Os efeitos da recessão sobre as contas públicas
A política econômica não pode ser vista como um arquipélago de esforços isolados, cada qual tocando sua tarefa independente dos demais.
O conhecimento das ferramentas fiscal e monetária é simples. É como o médico que conhece o antibiótico para cada infecção. O desafio é a dosagem, a combinação adequada das duas políticas de maneira a não intoxicar o organismo do paciente.
Ponto 1 - Quando a economia caminha em uma direção – seja de desaquecimento ou aquecimento – qualquer medida pró-cíclica (isto é, na mesma direção) potencializa os movimentos. Desde o último trimestre do ano passado a economia vem despencando.
Ponto 2 – Além da queda de renda e do consumo, já estava no ar o efeito Lava Jato que sabia-se iria prolongar no tempo.
Ponto 3 – Aí entra o Banco Central como se fosse a ilha autônoma e se propõe a fazer a “sua” recessão, induzida pelo aumento da Selic. Aplica uma política monetária virulenta, explodindo os juros e spreads bancários, pegando no contrapé todas as empresas e pessoas físicas que se valiam do capital de giro bancário.
A resultante final
O objetivo final do ajuste fiscal é estabilizar a relação dívida/PIB. Mas o que acontece se o PIB cai?

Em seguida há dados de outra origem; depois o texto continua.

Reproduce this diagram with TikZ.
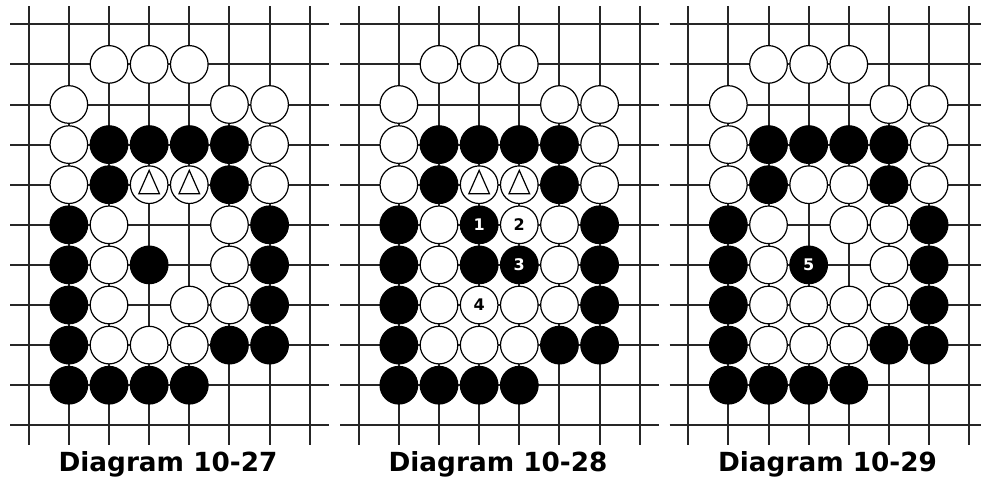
\documentclass[tikz,border=0pt]{standalone}
\usepackage{fontspec}
\setmainfont{DejaVu Sans}
\newcommand\numfnt{\bfseries\fontsize{16}{16}\selectfont}
\newcommand\capfnt{\bfseries\fontsize{26.3}{26.3}\selectfont}
\tikzset{
  gridln/.style={line width=2pt, draw=black!85},
  wst/.style={circle, draw=black, fill=white, line width=1.2pt, minimum size=37.6pt, inner sep=0pt, font=\numfnt, text=black},
  bst/.style={wst, fill=black, text=white},
  tri/.style={line width=1.2pt, draw=black},
  capt/.style={font=\capfnt, anchor=base, inner sep=0pt}
}
\newcommand\drawgrid[2]{%
  \foreach \c in {0,...,7} \draw[gridln] ({#1+28.7+40.15*\c},6) -- ({#1+28.7+40.15*\c},444.5);
  \foreach \r in {0,...,10} \draw[gridln] ({#1+10},{24.3+40.1*\r}) -- (#2,{24.3+40.1*\r});
}
\newcommand\stones[4]{% style, prefix, offset, list
  \foreach \c/\r in {#4} \node[#1] (#2-\c-\r) at ({#3+28.7+40.15*\c},{24.3+40.1*\r}) {};
}
\newcommand\numstone[6]{% style, prefix, offset, c, r, text
  \node[#1] (#2-#4-#5) at ({#3+28.7+40.15*#4},{24.3+40.1*#5}) {#6};
}
\newcommand\trimark[1]{%
  \draw[tri] ([shift={(0,-14.3)}]#1.center) -- ([shift={(-10.3,9)}]#1.center) -- ([shift={(10.3,9)}]#1.center) -- cycle;
}
\begin{document}
\begin{tikzpicture}[x=1pt,y=-1pt]
\useasboundingbox[fill=white] (0,0) rectangle (981,480);
% ---------- Diagram 10-27 ----------
\drawgrid{0}{329}
\stones{wst}{a}{0}{2/1,3/1,4/1,1/2,5/2,6/2,1/3,6/3,1/4,6/4,2/5,5/5,2/6,5/6,2/7,4/7,5/7,2/8,3/8,4/8,3/4,4/4}
\stones{bst}{a}{0}{2/3,3/3,4/3,5/3,2/4,5/4,1/5,6/5,1/6,3/6,6/6,1/7,6/7,1/8,5/8,6/8,1/9,2/9,3/9,4/9}
\trimark{a-3-4}
\trimark{a-4-4}
\node[capt] (capa) at (168,471) {Diagram 10-27};
% ---------- Diagram 10-28 ----------
\drawgrid{330}{659}
\stones{wst}{b}{330}{2/1,3/1,4/1,1/2,5/2,6/2,1/3,6/3,1/4,6/4,2/5,5/5,2/6,5/6,2/7,4/7,5/7,2/8,3/8,4/8,3/4,4/4}
\stones{bst}{b}{330}{2/3,3/3,4/3,5/3,2/4,5/4,1/5,6/5,1/6,3/6,6/6,1/7,6/7,1/8,5/8,6/8,1/9,2/9,3/9,4/9}
\numstone{bst}{b}{330}{3}{5}{1}
\numstone{wst}{b}{330}{4}{5}{2}
\numstone{bst}{b}{330}{4}{6}{3}
\numstone{wst}{b}{330}{3}{7}{4}
\trimark{b-3-4}
\trimark{b-4-4}
\node[capt] (capb) at (498,471) {Diagram 10-28};
% ---------- Diagram 10-29 ----------
\drawgrid{659.5}{981}
\stones{wst}{c}{659.5}{2/1,3/1,4/1,1/2,5/2,6/2,1/3,6/3,1/4,3/4,4/4,6/4,2/5,4/5,5/5,2/6,5/6,2/7,3/7,4/7,5/7,2/8,3/8,4/8}
\stones{bst}{c}{659.5}{2/3,3/3,4/3,5/3,2/4,5/4,1/5,6/5,1/6,6/6,1/7,6/7,1/8,5/8,6/8,1/9,2/9,3/9,4/9}
\numstone{bst}{c}{659.5}{3}{6}{5}
\node[capt] (capc) at (827.5,471) {Diagram 10-29};
\end{tikzpicture}
\end{document}
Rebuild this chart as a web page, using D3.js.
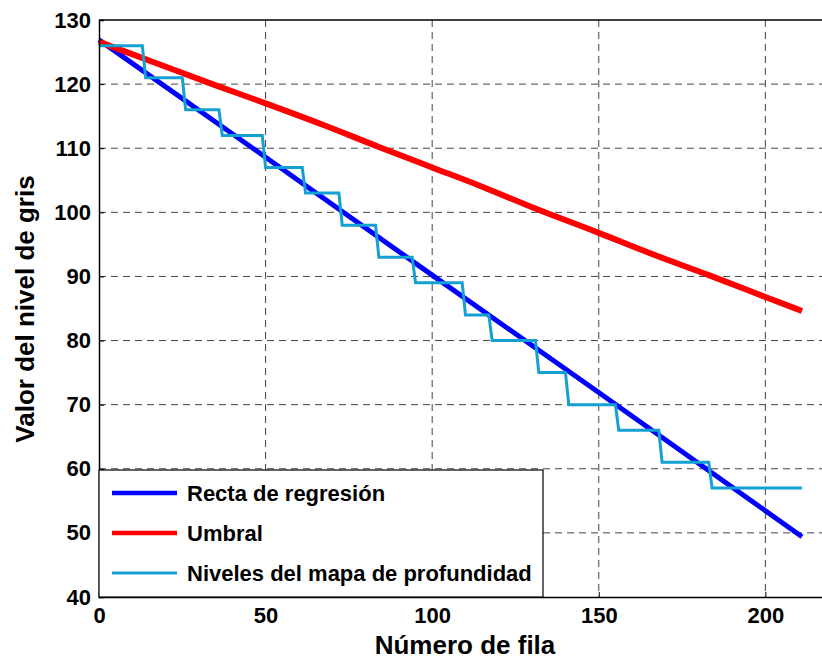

Veja o exemplo simples: 33,8 (dívida líquida) / 100 (PIB) = 33,8%
Suponha que o PIB caia 2% e a dívida permaneça a mesma: 33,8 / 98 = 34,5%
Ou seja, só pelo efeito PIB em queda, mudando o numerador, a relação aumentou 0,7 ponto percentual.
Para exemplificar, vamos montar contas bem simplificadas em cima dos seguintes grandes números:
- PIB = 100
- Dívida líquida = 33,8
- Arrecadação = 35,95
- Superávit nominal = 1,2
- Gastos públicos 3-4 = 34,75
Esses 34,75 financiam todas as despesas e investimentos públicos.
Efeito queda do PIB
Se o PIB cair 2 pontos, conforme já se viu, a relação dívida/PIB aumenta 0,7 ponto percentual. O superávit teria que subir para 1,9 para manter a relação anterior. Mas como o PIB caiu para 98, esse 1,9 representará 1,914% do novo PIB. Os gastos públicos teriam que cair de 34,75 para 34,07 (em termos nominais) para gerar o superávit necessário.
Efeito queda da arrecadação
Para não complicar as contas, suponhamos que a receita caia com a mesma intensidade do PIB. Ou seja, 2%. Essa queda representará 0,72 nominal ou 0,73% do novo PIB que caiu 2%. Somado ao efeito queda no PIB, o superávit teria que subir de 1,2% para 2,65% do novo PIB para manter estável a relação dívida/PIB. E os gastos públicos cairiam para 33,36.
Efeito juros
O BC calculava que superávit primário de 1,2% do PIB seria suficiente para estabilizar a relação dívida/PIB. Com 4 pontos a mais de taxa real, e o PIB caindo 2 pontos percentuais, para voltar à relação anterior seria necessário aumentar em 2,03 (ou 2,07% do novo PIB) o superávit primário. Significaria reduzir as despesas para 31,33 – ou 3,42% do PIB antes da queda.
Conclusões
São cálculos que levam em conta apenas alguns fatores. Não se incluíram aí os efeitos do desarmamento das danosas operações de swap reverso – uma política indecente de transferência de lucros para o setor financeiro. Nem os efeitos da inflação sobre a despesa nominal.
Mas é um desenho simplificado dos problemas trazidos por uma política recessiva.